Face masks can slash distance infectious Covid droplets travel by up to EIGHT-FOLD, study suggests
- University of Central Florida scientists say Covid masks slash droplet travel
- They say this means social distancing measures can be abandoned
- England dumped them last year, but they are in force in Scotland and Wales
Face masks can drastically blunt the spread of Covid by halving how far contagious particles can travel, a study suggests.
University of Central Florida researchers found droplets emitted by infected people when they speak can float in the air for 4ft. Coughing propels them even further, to around 4.5ft.
But the particles, which can carry Covid, only travel around 2ft when people wear cloth masks.
Triple-layer disposable masks worked even better, cutting the distance travelled by the droplets to just 0.5ft.
Experts argued the findings offered proof that stringent social distancing guidelines could safely be relaxed, as long as masks are worn.
The World Health Organization still recommends people stay 3ft apart in public spaces, and avoid crowds and large gatherings.
The above shows the distance travelled by droplets from someone when they spoke or coughed for five minutes while un-masked, wearing a cloth mask, or wearing a disposable mask. Standard disposable masks have three layers
England did away with its controversial ‘one metre plus’ rule last year, but No10 still recommends people avoid close contact with anyone they don’t live with.

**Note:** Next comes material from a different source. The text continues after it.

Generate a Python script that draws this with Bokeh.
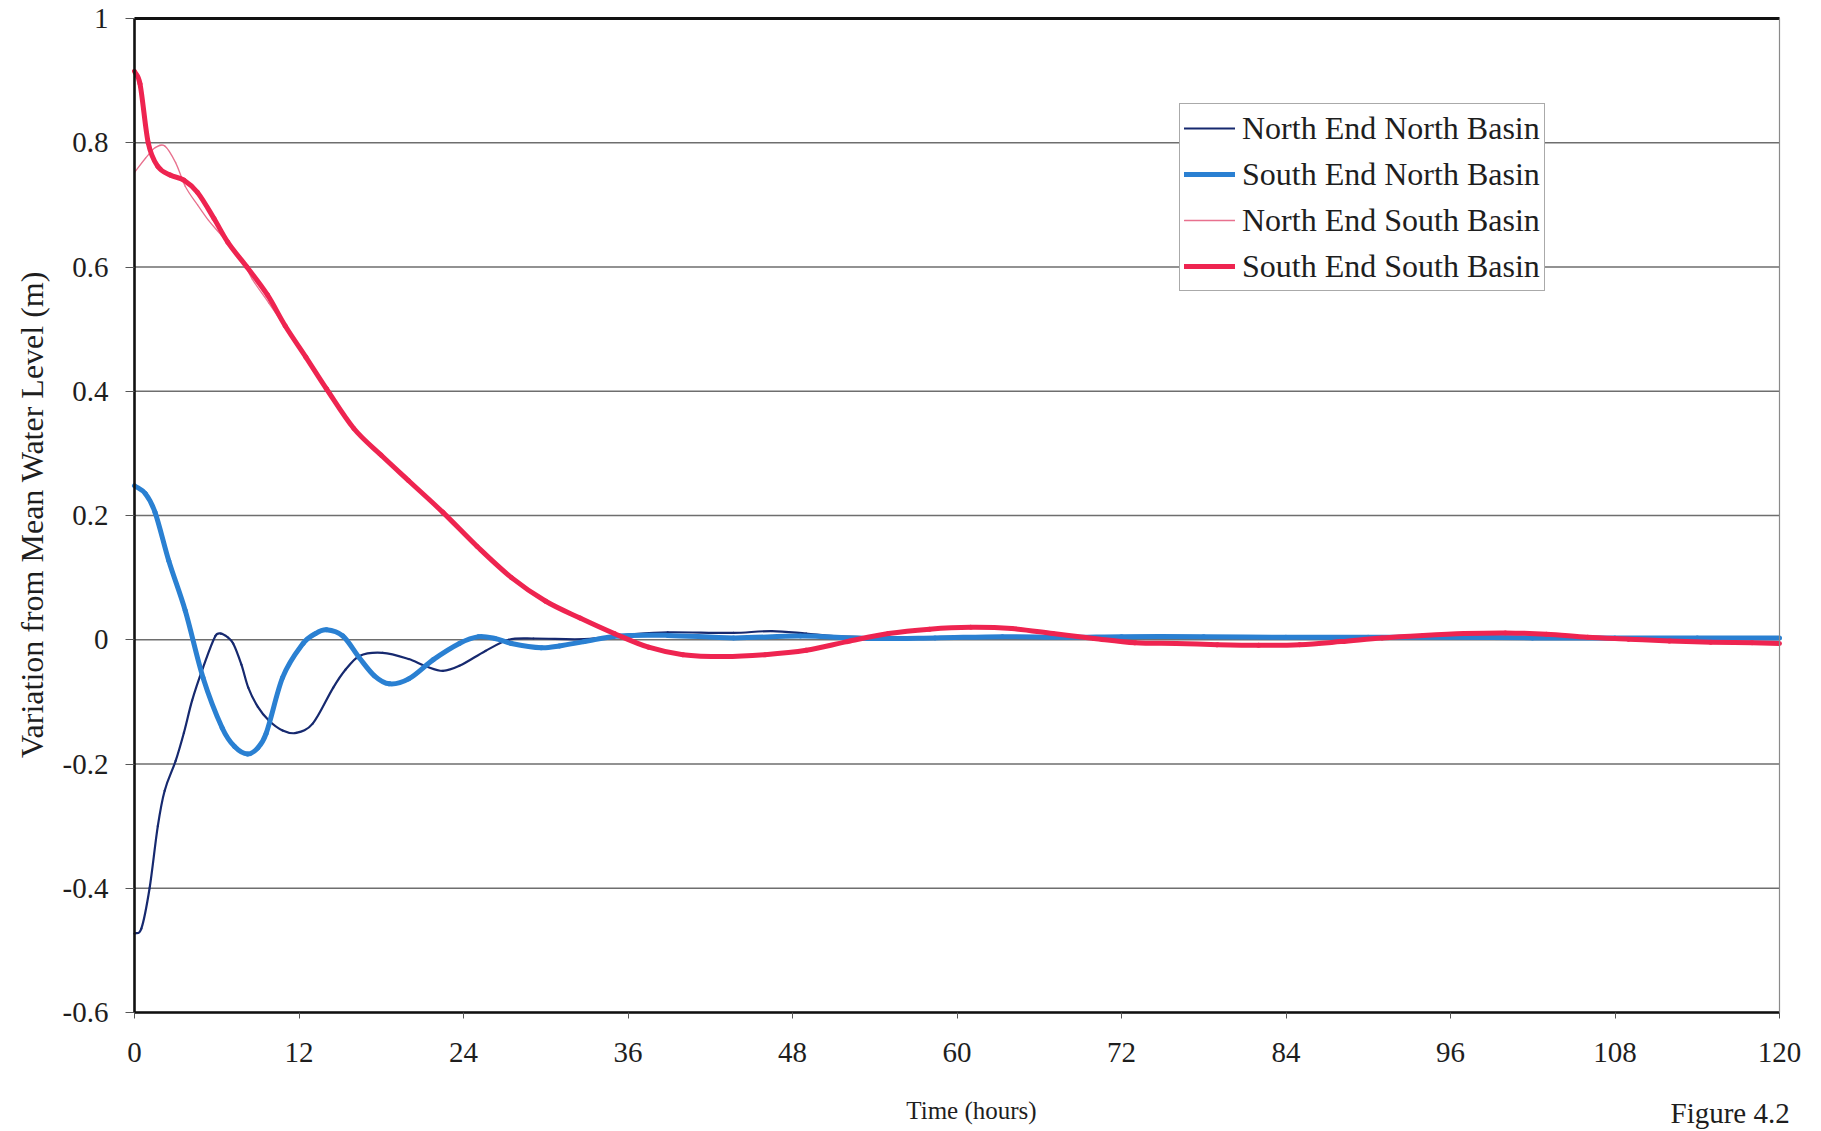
import math
from bokeh.plotting import figure
from bokeh.models import FixedTicker, Range1d, Legend, LegendItem, Label, LinearAxis
from bokeh.embed import file_html
from bokeh.resources import INLINE

# ---------------- data ----------------
x_ticks = [0, 12, 24, 36, 48, 60, 72, 84, 96, 108, 120]
y_ticks = [-0.6, -0.4, -0.2, 0, 0.2, 0.4, 0.6, 0.8, 1]
y_tick_labels = ["-0.6", "-0.4", "-0.2", "0", "0.2", "0.4", "0.6", "0.8", "1"]

series_names = ["North End North Basin", "South End North Basin",
                "North End South Basin", "South End South Basin"]

nenb_t = [0, 0.5, 1.1, 1.7, 2.2, 3.0, 3.6, 4.2, 5.0, 5.9, 6.3, 6.8, 7.2, 7.8, 8.3, 9.0,
          9.8, 10.8, 11.8, 13.0, 14.5, 15.4, 16.4, 18.1, 20.0, 21.3, 22.5, 23.7, 25.6,
          27.3, 29.1, 32.8, 36.5, 38.9, 43.7, 46.5, 49.0, 51.0, 55.0, 60.0, 66.0, 72.0,
          78.0, 84.0, 90.0, 96.0, 102.0, 108.0, 114.0, 120.0]
nenb_y = [-0.473, -0.465, -0.40, -0.30, -0.243, -0.195, -0.150, -0.098, -0.045, 0.006,
          0.010, 0.004, -0.006, -0.040, -0.077, -0.108, -0.130, -0.146, -0.150, -0.135,
          -0.077, -0.048, -0.026, -0.021, -0.031, -0.043, -0.050, -0.042, -0.018, 0.000,
          0.002, 0.001, 0.009, 0.012, 0.011, 0.014, 0.010, 0.006, 0.004, 0.004, 0.005,
          0.006, 0.006, 0.005, 0.005, 0.004, 0.004, 0.004, 0.004, 0.004]

senb_t = [0, 0.8, 1.5, 2.5, 3.7, 5.0, 6.4, 7.3, 8.25, 9.0, 9.6, 10.8, 12.3, 13.2, 14.0,
          15.2, 16.4, 17.5, 18.6, 20.0, 21.8, 23.7, 25.1, 26.3, 27.5, 29.7, 31.0, 32.8,
          35.3, 38.9, 43.7, 48.6, 53.5, 58.4, 63.3, 68.0, 72.0, 78.0, 84.0, 90.0, 96.0,
          102.0, 108.0, 114.0, 120.0]
senb_y = [0.248, 0.235, 0.205, 0.127, 0.047, -0.061, -0.142, -0.172, -0.184, -0.174,
          -0.151, -0.061, -0.006, 0.010, 0.016, 0.006, -0.029, -0.058, -0.071, -0.063,
          -0.032, -0.006, 0.005, 0.002, -0.006, -0.013, -0.010, -0.003, 0.006, 0.007,
          0.003, 0.006, 0.002, 0.003, 0.005, 0.004, 0.005, 0.005, 0.004, 0.004, 0.004,
          0.003, 0.003, 0.003, 0.003]

nesb_t = [0, 0.8, 1.5, 2.2, 3.0, 3.7, 4.6, 5.4, 6.3, 7.2, 8.0, 8.6, 9.8, 11.0, 12.5,
          14.0, 16.0, 18.0, 20.0, 22.5, 25.0, 27.5, 30.0, 32.5, 35.0, 37.5, 40.0, 43.0,
          46.0, 49.0, 52.0, 55.0, 58.0, 61.0, 64.0, 67.0, 70.0, 73.0, 76.0, 79.0, 82.0,
          85.0, 88.0, 91.0, 94.0, 97.0, 100.0, 103.0, 106.0, 109.0, 112.0, 115.0, 118.0,
          120.0]
nesb_y = [0.752, 0.775, 0.792, 0.795, 0.768, 0.730, 0.700, 0.675, 0.652, 0.628, 0.605,
          0.580, 0.542, 0.503, 0.455, 0.405, 0.341, 0.298, 0.257, 0.206, 0.151, 0.101,
          0.063, 0.036, 0.011, -0.011, -0.023, -0.026, -0.023, -0.016, -0.002, 0.011,
          0.018, 0.021, 0.019, 0.011, 0.003, -0.004, -0.005, -0.007, -0.008, -0.007,
          -0.002, 0.004, 0.008, 0.011, 0.012, 0.010, 0.005, 0.002, -0.001, -0.003,
          -0.004, -0.005]

sesb_t = [0, 0.4, 1.0, 1.7, 2.6, 3.6, 4.6, 5.8, 6.8, 8.2, 9.7, 11.0, 12.5, 14.0, 16.0,
          18.0, 20.0, 22.5, 25.0, 27.5, 30.0, 32.5, 35.0, 37.5, 40.0, 43.0, 46.0, 49.0,
          52.0, 55.0, 58.0, 61.0, 64.0, 67.0, 70.0, 73.0, 76.0, 79.0, 82.0, 85.0, 88.0,
          91.0, 94.0, 97.0, 100.0, 103.0, 106.0, 109.0, 112.0, 115.0, 118.0, 120.0]
sesb_y = [0.915, 0.895, 0.800, 0.762, 0.748, 0.740, 0.720, 0.678, 0.640, 0.600, 0.555,
          0.505, 0.455, 0.404, 0.340, 0.297, 0.256, 0.205, 0.150, 0.100, 0.062, 0.035,
          0.010, -0.012, -0.024, -0.027, -0.024, -0.017, -0.003, 0.010, 0.017, 0.020,
          0.018, 0.010, 0.002, -0.005, -0.006, -0.008, -0.009, -0.008, -0.003, 0.003,
          0.007, 0.010, 0.011, 0.009, 0.004, 0.001, -0.002, -0.004, -0.005, -0.006]


def smooth_segments(t, y):
    """Cubic Hermite (smoothed line) segments as Bezier control points."""
    n = len(t)
    m = []
    for i in range(n):
        if i == 0:
            m.append((y[1] - y[0]) / (t[1] - t[0]))
        elif i == n - 1:
            m.append((y[-1] - y[-2]) / (t[-1] - t[-2]))
        else:
            m.append((y[i + 1] - y[i - 1]) / (t[i + 1] - t[i - 1]))
    seg = dict(x0=[], y0=[], x1=[], y1=[], cx0=[], cy0=[], cx1=[], cy1=[])
    for i in range(n - 1):
        h = t[i + 1] - t[i]
        seg["x0"].append(t[i]); seg["y0"].append(y[i])
        seg["x1"].append(t[i + 1]); seg["y1"].append(y[i + 1])
        seg["cx0"].append(t[i] + h / 3); seg["cy0"].append(y[i] + m[i] * h / 3)
        seg["cx1"].append(t[i + 1] - h / 3); seg["cy1"].append(y[i + 1] - m[i + 1] * h / 3)
    return seg


# ---------------- layout (pixel placement of the plotting area) ----------------
FONT = "Liberation Serif"
TXT = "#1e1e1e"
W, H = 1821, 1131
LEFT_PX, RIGHT_PX, TOP_PX, BOTTOM_PX = 134, 1779, 18, 1012
X_MIN, X_MAX = x_ticks[0], x_ticks[-1]
Y_MIN, Y_MAX = y_ticks[0], y_ticks[-1]
sx = (RIGHT_PX - LEFT_PX) / (X_MAX - X_MIN)
sy = (BOTTOM_PX - TOP_PX) / (Y_MAX - Y_MIN)


def px_to_x(px):
    return X_MIN + (px - LEFT_PX) / sx


def py_to_y(py):
    return Y_MAX - (py - TOP_PX) / sy


# the frame covers the whole canvas; axes are pinned at the data edges
p = figure(width=W, height=H, output_backend="svg", toolbar_location=None,
           x_range=Range1d(px_to_x(0), px_to_x(W)),
           y_range=Range1d(py_to_y(H), py_to_y(0)),
           min_border=0)
p.background_fill_color = "white"
p.border_fill_color = "white"
p.outline_line_color = None
p.xgrid.visible = False
p.ygrid.visible = False

# horizontal gridlines between the data edges
p.segment(x0=[X_MIN] * len(y_ticks), x1=[X_MAX] * len(y_ticks), y0=y_ticks, y1=y_ticks,
          line_color="#6e6e6e", line_width=1.3)

xa, ya = p.xaxis[0], p.yaxis[0]
xa.ticker = FixedTicker(ticks=x_ticks)
xa.fixed_location = Y_MIN
xa.bounds = (X_MIN, X_MAX)
ya.ticker = FixedTicker(ticks=y_ticks)
ya.fixed_location = X_MIN
ya.bounds = (Y_MIN, Y_MAX)
ya.major_label_overrides = {v: s for v, s in zip(y_ticks, y_tick_labels)}

for ax in (xa, ya):
    ax.axis_line_color = "#111111"
    ax.axis_line_width = 2.6
    ax.major_tick_line_color = "#555555"
    ax.major_tick_line_width = 1
    ax.major_tick_in = 0
    ax.minor_tick_line_color = None
    ax.major_label_text_font = FONT
    ax.major_label_text_font_size = "29px"
    ax.major_label_text_color = TXT

xa.major_tick_out = 6
xa.major_label_standoff = 24
ya.major_tick_out = 9
ya.major_label_standoff = 17

# frame borders: thick black top, thin grey right
top_border = LinearAxis(ticker=FixedTicker(ticks=[]), fixed_location=Y_MAX,
                        bounds=(X_MIN, X_MAX), axis_line_color="#111111",
                        axis_line_width=2.8, major_tick_line_color=None,
                        minor_tick_line_color=None)
p.add_layout(top_border, "above")
right_border = LinearAxis(ticker=FixedTicker(ticks=[]), fixed_location=X_MAX,
                          bounds=(Y_MIN, Y_MAX), axis_line_color="#8a8a8a",
                          axis_line_width=1.2, major_tick_line_color=None,
                          minor_tick_line_color=None)
p.add_layout(right_border, "right")

# axis titles
p.add_layout(Label(x=px_to_x(31), y=py_to_y(514), text="Variation from Mean Water Level (m)",
                   angle=math.pi / 2, text_align="center", text_baseline="middle",
                   text_font=FONT, text_font_size="32px", text_color=TXT))
p.add_layout(Label(x=px_to_x(971), y=py_to_y(1110), text="Time (hours)",
                   text_align="center", text_baseline="middle",
                   text_font=FONT, text_font_size="25px", text_color=TXT))

styles = [dict(line_color="#16296f", line_width=2.2),
          dict(line_color="#2a80d2", line_width=5),
          dict(line_color="#e8718e", line_width=1.3),
          dict(line_color="#ee2450", line_width=5)]
data = [(nenb_t, nenb_y), (senb_t, senb_y), (nesb_t, nesb_y), (sesb_t, sesb_y)]

renderers = []
for (t, y), st in zip(data, styles):
    r = p.bezier(source=smooth_segments(t, y), x0="x0", y0="y0", x1="x1", y1="y1",
                 cx0="cx0", cy0="cy0", cx1="cx1", cy1="cy1", line_cap="round", **st)
    renderers.append(r)

legend = Legend(items=[LegendItem(label=n, renderers=[r], index=0) for n, r in
                       zip(series_names, renderers)],
                location=(1179, H - 291))
legend.label_text_font = FONT
legend.label_text_font_size = "32px"
legend.label_text_color = TXT
legend.glyph_width = 51
legend.glyph_height = 40
legend.label_height = 40
legend.spacing = 6
legend.padding = 4
legend.margin = 0
legend.label_standoff = 7
legend.border_line_color = "#555555"
legend.border_line_width = 1
legend.background_fill_color = "white"
legend.background_fill_alpha = 1
p.add_layout(legend)

# figure caption at bottom-right
p.add_layout(Label(x=px_to_x(1670), y=py_to_y(1096), text="Figure 4.2",
                   text_baseline="top", text_font=FONT, text_font_size="29px",
                   text_color=TXT))

open("out.html", "w").write(file_html(p, INLINE))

In Scotland, ‘one metre’ social distancing is required in pubs, bars and restaurants, and in Wales ‘two metre’ distancing is in place in public spaces.
The US also still has social distancing up to 6ft in places — but it has said children wearing masks in schools only need to keep a 3ft distance.
Evidence on how Covid spreads has shifted since the pandemic began.
Policymakers originally urged people to wash their hands because it was feared the virus spread through touching contaminated surfaces.
But an array of studies have since suggested that the pathogen actually transmits primarily through the air.
Covid may linger in bathrooms for 20 minutes, study shows
Covid may linger and remain infectious in shower and steam rooms for at least 20 minutes after an infected person has left, a study suggests.
Bristol University researchers found that the SARS-CoV-2 virus thrives in humid or damp environments.
Until now, studies into how infectious the coronavirus is in various settings relied on an imprecise method that involved spraying viral particles into sealed drums.
But they didn’t accurately replicate the nuances that occur when an infected person coughs, sneezes or breathes in a real-world environment.
Now scientists have developed what is thought to be the most accurate method of monitoring this process.
They found that as the virus particles leaves the moist conditions of the lungs and become airborne they quickly dry out.
But at 90 per cent humidity – the equivalent of a steam or shower room – half of particles were still infectious after five minutes.
At 20 minutes, around 10 per cent of the virus remained infectious.
Like for other respiratory diseases, Covid sufferers emit tiny virus-laden droplets when they breath, speak or sing.
Once these are suspended in the air, they can then be taken in by another person — allowing the infection to spread.
Scientists asked 14 participants — aged in their twenties and thirties — to recite a phrase and cough for five minutes.
It is thought that none of the participants had Covid when they took the test, although it is not clear how the results would change with an infected person.
They were asked to do the experiment under three scenarios, according to the study published in the Journal of Infectious Diseases.
Specialist machines tracked how far the droplets travelled from the individuals in all directions.
Professor Kareem Ahmed, study author, said: ‘The research provides clear evidence that 3ft of distancing with face coverings is better than 6ft of distancing without.’
Office for National Statistics surveys suggest 96 per cent of Britons wear face masks when they leave their home. And 91 per cent wear them while shopping.
In the US, polling suggests that the vast majority of people also wear face masks in public spaces.
Studies originally painted doubts over face masks, with some studies showing they had a huge impact on infection rates while others showed they had virtually none.
But evidence has since shown benefits of the coverings, which are able to block up to 80 per cent of virus-laden particles into the air.
It comes after a study by Bristol University found Covid may linger and remain infectious in shower and steam rooms for at least 20 minutes after an infected person has left.